→ Work to be completed
The listing below begins with the first line you should copy; stop after the line containing "1053, 1048, 1057, 1050, 1066, 1057, 1055, 1053, 1054, 1052]", and drop every picture.
_____
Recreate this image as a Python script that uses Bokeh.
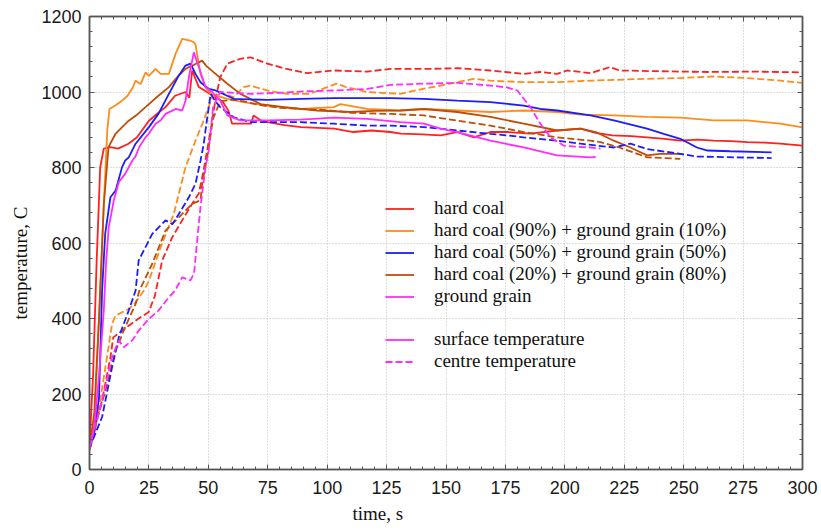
from bokeh.plotting import figure
from bokeh.models import (Range1d, SingleIntervalTicker, LinearAxis, Legend,
                          LegendItem, Title, CustomLabelingPolicy)
from bokeh.embed import file_html
from bokeh.resources import INLINE

# ---------------- data (time in s, temperature in C) ----------------
x_ticks_interval = 25
y_ticks_interval = 200

hc_surf_t = [0, 1.5, 3, 4.5, 6, 8.8, 12, 16.4, 20, 25, 29, 32, 36, 40.4, 42, 43.2, 46, 52, 56, 58.5, 60,
             64, 68, 69, 72, 75, 82, 89, 96, 103, 111, 118.6, 126.6, 131, 140, 147.7, 154.7, 161.7,
             168.7, 175.7, 185.5, 196.8, 206.6, 213, 220, 228, 234.6, 242, 248.6, 256, 262.6, 270,
             276.7, 284, 290.7, 300]
hc_surf_T = [60, 250, 550, 800, 850, 854, 850, 863, 880, 924, 945, 960, 990, 1000, 985, 1057, 1013, 990, 975, 950, 916,
             916, 916, 938, 925, 920, 912, 907, 905, 903, 894, 898, 894, 890, 888, 885, 894, 880,
             894, 894, 890, 898, 903, 892, 885, 883, 880, 876, 871, 874, 871, 870,
             867, 866, 863, 858]

hc_cent_t = [0, 2.5, 5.3, 8.8, 10, 12.2, 16.5, 20.7, 24.9, 27.5, 30.6, 34.8, 39, 43.2, 46, 48, 49.5, 51, 53,
             55, 58, 63.5, 67.7, 74.8, 83, 91.6, 102.8, 116.8, 126.6, 140.7, 154.7, 168.7, 182.7,
             189.7, 196.8, 201, 210.8, 219, 223, 240, 260, 280, 300]
hc_cent_T = [60, 120, 183, 297, 350, 360, 381, 400, 417, 460, 554, 615, 660, 704, 731, 792, 845, 900, 980,
             1039, 1075, 1088, 1092, 1075, 1061, 1050, 1057, 1054, 1061, 1061, 1063, 1057, 1048,
             1053, 1048, 1057, 1050, 1066, 1057, 1055, 1053, 1054, 1052]

o_surf_t = [0, 2, 4, 6, 7.5, 8.4, 11, 13.7, 16, 18, 19.4, 21.5, 23.6, 25, 27.8, 29.9, 33.4, 36.2, 39,
            41.8, 43.9, 44.6, 46.7, 48.8, 51, 58, 64.8, 74.8, 88.8, 102.8, 105.6, 116.8, 130.8,
            140.7, 154.7, 168.7, 182.7, 196.8, 206.6, 220.6, 234.6, 248.6, 262.6, 276.7, 290.7, 300]
o_surf_T = [50, 120, 400, 700, 900, 955, 965, 977, 990, 1009, 1030, 1021, 1052, 1043, 1061, 1048, 1048, 1101, 1141,
            1137, 1132, 1126, 1048, 1013, 995, 982, 973, 964, 955, 960, 968, 955, 951,
            955, 951, 947, 951, 947, 940, 938, 934, 932, 925, 925, 916, 906]

o_cent_t = [0, 2.5, 6.7, 9.5, 11, 16.5, 19.4, 22.9, 25, 30, 35.5, 40.4, 44.6, 48, 51.6, 55, 60.6,
            64.8, 67.6, 74.8, 83, 92.7, 100, 104, 108, 116.8, 130.8, 140.7, 147.7, 154.7, 161.6,
            168.7, 182.7, 196.8, 210.8, 234.6, 248.6, 262.6, 276.7, 290.7, 300]
o_cent_T = [50, 103, 271, 386, 408, 425, 443, 474, 500, 590, 678, 801, 871, 924, 986, 1000, 986,
            1013, 1017, 1004, 995, 995, 1013, 1022, 1013, 1000, 995, 1009, 1017, 1026, 1035,
            1030, 1026, 1026, 1030, 1035, 1037, 1041, 1037, 1030, 1024]

bl_surf_t = [0, 2, 4, 5.3, 6.6, 8.8, 11, 13.7, 15, 16.5, 19.4, 25, 29, 33.4, 37.6, 40.4, 42.5, 44.6,
             46.7, 50.2, 53, 60.7, 74.8, 88.8, 102.8, 116.8, 126.6, 140.7, 154.7, 168.7, 182.7,
             189.7, 196.8, 210.8, 220.6, 234.6, 241.6, 248.6, 255.6, 260, 269.6, 287]
bl_surf_T = [55, 100, 190, 474, 624, 721, 739, 801, 818, 827, 863, 907, 942, 995, 1044, 1070, 1075, 1048,
             1026, 1008, 1004, 982, 979, 982, 984, 984, 984, 982, 977, 973, 964,
             955, 951, 938, 925, 903, 889, 876, 853, 845, 843, 840]

bl_cent_t = [0, 0.7, 5.3, 9.5, 12.3, 16.5, 19.4, 20.7, 26.4, 32, 34.9, 37.6, 41.8, 44.6, 46.7, 48,
             49.5, 51, 53, 55, 60.7, 67.7, 74.8, 88.8, 102.8, 116.8, 126.6, 140.7, 154.7, 168.7,
             175.7, 182.7, 196.8, 206.6, 220.6, 227.6, 234.6, 248.6, 255.6, 287]
bl_cent_T = [55, 68, 139, 271, 350, 421, 474, 554, 624, 660, 650, 677, 721, 757, 818, 860,
             930, 995, 975, 960, 933, 920, 920, 920, 916, 911, 911, 907, 898, 889,
             885, 880, 871, 863, 853, 863, 849, 836, 829, 825]

b_surf_t = [0, 2, 4, 6, 8, 11, 16.5, 20, 25, 29, 33.4, 37, 40.4, 41.8, 44, 47.4, 49, 52.3, 58, 63.5,
            72, 81.7, 95.8, 109.8, 120, 130.8, 140.7, 154.7, 168.7, 182.7, 196.8, 206.6, 213,
            220.6, 227.6, 234.6, 240, 249]
b_surf_T = [55, 150, 400, 700, 854, 890, 924, 940, 968, 990, 1013, 1040, 1061, 1066, 1072, 1083, 1070, 1052, 1022, 995,
            968, 960, 951, 947, 950, 951, 955, 947, 934, 916, 898, 903, 894,
            871, 853, 832, 836, 836]

b_cent_t = [0, 1.1, 6.7, 11, 15, 19.4, 21, 26.4, 32, 37.6, 40.4, 43.2, 46.7, 47.4, 49.5, 52, 55, 60,
            65, 72, 80, 90, 100, 110, 126.6, 140.7, 154.7, 168.7, 182.7, 196.8, 210.8, 215, 223,
            234.6, 248.6]
b_cent_T = [55, 86, 209, 315, 377, 439, 474, 545, 633, 668, 686, 704, 713, 757, 827, 930, 975, 980,
            975, 965, 958, 955, 952, 945, 942, 938, 924, 911, 894, 880, 871, 867, 853,
            827, 823]

m_surf_t = [0, 2, 4, 6, 7, 8.1, 10.2, 12.3, 15, 18, 19.4, 21, 23.6, 25, 27.8, 30, 32, 34, 36.2, 39,
            40.4, 41.8, 43.9, 46, 48.8, 51.6, 55, 58, 63.5, 74.8, 88.8, 102.8, 116.8, 130.8, 140.7,
            147.7, 154.7, 168.7, 182.7, 196.8, 210.8, 213]
m_surf_T = [55, 110, 250, 420, 550, 642, 712, 761, 783, 818, 830, 855, 880, 890, 916, 925, 942, 948, 955, 951,
            977, 1039, 1105, 1066, 1013, 1000, 977, 938, 925, 925, 927, 932, 929, 920, 916,
            903, 894, 871, 853, 832, 827, 828]

m_cent_t = [0, 1.1, 5.3, 9.5, 12.3, 14.4, 18, 20.7, 25, 29, 33.4, 36, 39, 42.5, 44, 45.3, 46.7, 48.8,
            50.2, 52, 55, 60, 67.7, 80, 91.6, 102.8, 116.8, 126.6, 140.7, 154.7, 168.7, 175.7, 180,
            185.5, 189.7, 194, 199.5, 205, 210.8, 215]
m_cent_T = [55, 86, 183, 297, 342, 324, 342, 368, 399, 421, 456, 474, 509, 501, 520, 607, 695, 801,
            845, 960, 1000, 998, 995, 998, 1002, 1004, 1008, 1019, 1022, 1024, 1017, 1012, 1004,
            960, 916, 880, 858, 855, 853, 850]

labels = ["hard coal",
          "hard coal (90%) + ground grain (10%)",
          "hard coal (50%) + ground grain (50%)",
          "hard coal (20%) + ground grain (80%)",
          "ground grain"]
kind_labels = ["surface temperature", "centre temperature"]
x_title = "time, s"
y_title = "temperature, C"

# ---------------- figure ----------------
RED, ORANGE, BLUE, BROWN, MAGENTA = "#ff2020", "#ff8c1a", "#1c1cff", "#bf4d0a", "#ff2cff"
DASH = "7 3"
LW = 1.8

p = figure(width=821, height=530, output_backend="svg", toolbar_location=None,
           x_range=Range1d(0, 300), y_range=Range1d(0, 1200),
           min_border_left=89, min_border_right=19, min_border_top=16, min_border_bottom=61,
           background_fill_color="white", border_fill_color="white")

p.outline_line_color = "#666666"
p.outline_line_width = 1.5

xt = SingleIntervalTicker(interval=x_ticks_interval, num_minor_ticks=5)
yt = SingleIntervalTicker(interval=y_ticks_interval, num_minor_ticks=5)
p.xaxis.ticker = xt
p.yaxis.ticker = yt
p.xgrid.ticker = xt
p.ygrid.ticker = yt
p.grid.grid_line_color = "#bdbdbd"
p.grid.grid_line_dash = "1 2"
p.grid.grid_line_width = 1

for ax in [p.xaxis[0], p.yaxis[0]]:
    ax.axis_line_color = "#555555"
    ax.axis_line_width = 1.5
    ax.major_tick_in = 5
    ax.major_tick_out = 0
    ax.minor_tick_in = 3
    ax.minor_tick_out = 0
    ax.major_tick_line_color = "#555555"
    ax.minor_tick_line_color = "#555555"
    ax.major_label_text_font = "Liberation Sans"
    ax.major_label_text_font_size = "18px"
    ax.major_label_text_color = "#1a1a1a"
p.yaxis.major_label_standoff = 8
p.xaxis.major_label_standoff = 11

hide_all = CustomLabelingPolicy(code="return new Set()")
for loc, tk in [("right", yt), ("above", xt)]:
    ax = LinearAxis(ticker=tk, major_label_policy=hide_all, major_label_standoff=0,
                    major_label_text_font_size="1px",
                    axis_line_color="#555555", axis_line_width=1.5,
                    major_tick_in=5, major_tick_out=0, minor_tick_in=3, minor_tick_out=0,
                    major_tick_line_color="#555555", minor_tick_line_color="#555555")
    p.add_layout(ax, loc)

# ---------------- lines ----------------
r_hc_s = p.line(hc_surf_t, hc_surf_T, line_color=RED, line_width=LW)
r_hc_c = p.line(hc_cent_t, hc_cent_T, line_color=RED, line_width=LW, line_dash=DASH)
r_o_s = p.line(o_surf_t, o_surf_T, line_color=ORANGE, line_width=LW)
r_o_c = p.line(o_cent_t, o_cent_T, line_color=ORANGE, line_width=LW, line_dash=DASH)
r_b_s = p.line(b_surf_t, b_surf_T, line_color=BROWN, line_width=LW)
r_b_c = p.line(b_cent_t, b_cent_T, line_color=BROWN, line_width=LW, line_dash=DASH)
r_bl_s = p.line(bl_surf_t, bl_surf_T, line_color=BLUE, line_width=LW)
r_bl_c = p.line(bl_cent_t, bl_cent_T, line_color=BLUE, line_width=LW, line_dash=DASH)
r_m_s = p.line(m_surf_t, m_surf_T, line_color=MAGENTA, line_width=LW)
r_m_c = p.line(m_cent_t, m_cent_T, line_color=MAGENTA, line_width=LW, line_dash=DASH)
r_blank = p.line(x=[], y=[], line_alpha=0)

items = [LegendItem(label=labels[0], renderers=[r_hc_s]),
         LegendItem(label=labels[1], renderers=[r_o_s]),
         LegendItem(label=labels[2], renderers=[r_bl_s]),
         LegendItem(label=labels[3], renderers=[r_b_s]),
         LegendItem(label=labels[4], renderers=[r_m_s]),
         LegendItem(label=" ", renderers=[r_blank]),
         LegendItem(label=kind_labels[0], renderers=[r_m_s]),
         LegendItem(label=kind_labels[1], renderers=[r_m_c])]
legend = Legend(items=items, location=(296, 97), border_line_alpha=0,
                background_fill_alpha=0, padding=0, margin=0, spacing=0,
                label_height=21, glyph_height=21, glyph_width=29, label_standoff=20,
                label_text_font="Liberation Serif", label_text_font_size="19px",
                label_text_color="#111111")
p.add_layout(legend)

p.add_layout(Title(text=x_title, align="left", offset=263, standoff=9,
                   text_font="Liberation Serif", text_font_size="19px",
                   text_font_style="normal", text_color="#111111"), "below")
p.add_layout(Title(text=y_title, align="left", offset=150, standoff=15,
                   text_font="Liberation Serif", text_font_size="19px",
                   text_font_style="normal", text_color="#111111"), "left")

open("out.html", "w").write(file_html(p, INLINE))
_____
→ Task result
Recreate this image as a Python script that uses Bokeh.
from bokeh.plotting import figure
from bokeh.models import (Range1d, SingleIntervalTicker, LinearAxis, Legend,
                          LegendItem, Title, CustomLabelingPolicy)
from bokeh.embed import file_html
from bokeh.resources import INLINE

# ---------------- data (time in s, temperature in C) ----------------
x_ticks_interval = 25
y_ticks_interval = 200

hc_surf_t = [0, 1.5, 3, 4.5, 6, 8.8, 12, 16.4, 20, 25, 29, 32, 36, 40.4, 42, 43.2, 46, 52, 56, 58.5, 60,
             64, 68, 69, 72, 75, 82, 89, 96, 103, 111, 118.6, 126.6, 131, 140, 147.7, 154.7, 161.7,
             168.7, 175.7, 185.5, 196.8, 206.6, 213, 220, 228, 234.6, 242, 248.6, 256, 262.6, 270,
             276.7, 284, 290.7, 300]
hc_surf_T = [60, 250, 550, 800, 850, 854, 850, 863, 880, 924, 945, 960, 990, 1000, 985, 1057, 1013, 990, 975, 950, 916,
             916, 916, 938, 925, 920, 912, 907, 905, 903, 894, 898, 894, 890, 888, 885, 894, 880,
             894, 894, 890, 898, 903, 892, 885, 883, 880, 876, 871, 874, 871, 870,
             867, 866, 863, 858]

hc_cent_t = [0, 2.5, 5.3, 8.8, 10, 12.2, 16.5, 20.7, 24.9, 27.5, 30.6, 34.8, 39, 43.2, 46, 48, 49.5, 51, 53,
             55, 58, 63.5, 67.7, 74.8, 83, 91.6, 102.8, 116.8, 126.6, 140.7, 154.7, 168.7, 182.7,
             189.7, 196.8, 201, 210.8, 219, 223, 240, 260, 280, 300]
hc_cent_T = [60, 120, 183, 297, 350, 360, 381, 400, 417, 460, 554, 615, 660, 704, 731, 792, 845, 900, 980,
             1039, 1075, 1088, 1092, 1075, 1061, 1050, 1057, 1054, 1061, 1061, 1063, 1057, 1048,
             1053, 1048, 1057, 1050, 1066, 1057, 1055, 1053, 1054, 1052]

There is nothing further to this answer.